## Written exercise
Below are records; work out how many of their lines contain "this" and give only that number.

-- Start --

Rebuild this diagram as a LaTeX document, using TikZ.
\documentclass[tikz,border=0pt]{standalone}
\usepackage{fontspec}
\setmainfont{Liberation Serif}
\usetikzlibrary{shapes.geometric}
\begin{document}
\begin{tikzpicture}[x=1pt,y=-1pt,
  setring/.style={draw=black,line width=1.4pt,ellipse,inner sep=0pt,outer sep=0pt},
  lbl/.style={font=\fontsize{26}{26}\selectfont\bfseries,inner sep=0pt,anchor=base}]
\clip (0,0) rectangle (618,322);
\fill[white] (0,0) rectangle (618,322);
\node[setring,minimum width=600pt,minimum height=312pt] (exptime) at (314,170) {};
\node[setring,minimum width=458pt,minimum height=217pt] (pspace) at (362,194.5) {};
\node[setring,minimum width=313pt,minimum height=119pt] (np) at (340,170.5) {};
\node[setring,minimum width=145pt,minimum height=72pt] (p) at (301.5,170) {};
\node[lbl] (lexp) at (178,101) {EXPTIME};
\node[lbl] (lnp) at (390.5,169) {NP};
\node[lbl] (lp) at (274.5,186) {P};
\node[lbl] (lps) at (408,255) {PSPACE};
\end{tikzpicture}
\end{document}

-- End --
-- Start --

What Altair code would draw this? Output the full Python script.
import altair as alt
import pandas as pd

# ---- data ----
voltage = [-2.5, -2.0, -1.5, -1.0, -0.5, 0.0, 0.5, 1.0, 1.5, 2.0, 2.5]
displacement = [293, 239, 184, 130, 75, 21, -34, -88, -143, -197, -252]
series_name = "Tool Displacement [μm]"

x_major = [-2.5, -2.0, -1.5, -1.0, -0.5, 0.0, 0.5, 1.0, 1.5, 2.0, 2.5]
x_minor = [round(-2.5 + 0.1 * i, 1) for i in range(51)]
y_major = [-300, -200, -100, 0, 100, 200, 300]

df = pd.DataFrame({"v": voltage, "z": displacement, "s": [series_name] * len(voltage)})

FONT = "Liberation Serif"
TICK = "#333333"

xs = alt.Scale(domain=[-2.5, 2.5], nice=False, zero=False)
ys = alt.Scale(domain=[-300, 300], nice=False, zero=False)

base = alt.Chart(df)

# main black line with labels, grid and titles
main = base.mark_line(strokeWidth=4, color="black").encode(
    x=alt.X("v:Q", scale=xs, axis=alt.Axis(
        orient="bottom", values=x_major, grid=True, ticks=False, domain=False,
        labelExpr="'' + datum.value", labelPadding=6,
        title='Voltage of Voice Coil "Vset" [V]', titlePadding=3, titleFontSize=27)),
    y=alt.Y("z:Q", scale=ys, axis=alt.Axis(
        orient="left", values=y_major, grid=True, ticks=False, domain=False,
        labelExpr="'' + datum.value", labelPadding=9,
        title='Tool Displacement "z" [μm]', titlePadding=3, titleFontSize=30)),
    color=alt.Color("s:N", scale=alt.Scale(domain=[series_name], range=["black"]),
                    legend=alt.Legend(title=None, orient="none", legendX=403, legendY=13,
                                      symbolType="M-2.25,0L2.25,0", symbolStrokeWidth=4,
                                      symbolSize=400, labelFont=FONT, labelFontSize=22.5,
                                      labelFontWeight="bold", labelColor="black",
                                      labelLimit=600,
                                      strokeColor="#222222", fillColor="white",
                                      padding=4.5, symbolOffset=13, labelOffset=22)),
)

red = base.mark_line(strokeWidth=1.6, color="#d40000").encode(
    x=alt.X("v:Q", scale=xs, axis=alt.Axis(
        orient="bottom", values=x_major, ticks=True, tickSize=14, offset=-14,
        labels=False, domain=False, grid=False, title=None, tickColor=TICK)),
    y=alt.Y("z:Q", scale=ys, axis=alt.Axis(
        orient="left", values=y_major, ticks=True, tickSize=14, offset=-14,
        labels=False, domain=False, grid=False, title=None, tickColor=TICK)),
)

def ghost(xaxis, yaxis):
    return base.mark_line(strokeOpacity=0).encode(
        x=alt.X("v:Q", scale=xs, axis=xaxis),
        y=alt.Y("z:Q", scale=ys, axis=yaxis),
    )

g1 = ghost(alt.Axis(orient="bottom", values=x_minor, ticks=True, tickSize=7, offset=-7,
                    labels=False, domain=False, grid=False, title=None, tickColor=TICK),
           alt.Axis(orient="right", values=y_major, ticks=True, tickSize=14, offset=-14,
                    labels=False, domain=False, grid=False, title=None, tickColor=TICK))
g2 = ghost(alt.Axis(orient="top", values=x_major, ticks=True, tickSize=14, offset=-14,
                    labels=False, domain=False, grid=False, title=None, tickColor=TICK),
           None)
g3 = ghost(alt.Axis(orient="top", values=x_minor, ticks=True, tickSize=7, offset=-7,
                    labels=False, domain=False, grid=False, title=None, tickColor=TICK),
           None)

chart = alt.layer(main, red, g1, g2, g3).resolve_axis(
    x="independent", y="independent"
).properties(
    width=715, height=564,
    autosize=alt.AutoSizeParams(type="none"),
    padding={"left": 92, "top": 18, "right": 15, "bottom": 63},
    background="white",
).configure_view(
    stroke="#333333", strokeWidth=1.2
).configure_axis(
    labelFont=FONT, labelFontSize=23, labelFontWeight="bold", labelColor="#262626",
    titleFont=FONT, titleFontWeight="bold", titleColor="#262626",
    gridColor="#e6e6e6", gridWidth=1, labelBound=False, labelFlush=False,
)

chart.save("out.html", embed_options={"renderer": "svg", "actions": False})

-- End --

## Result
2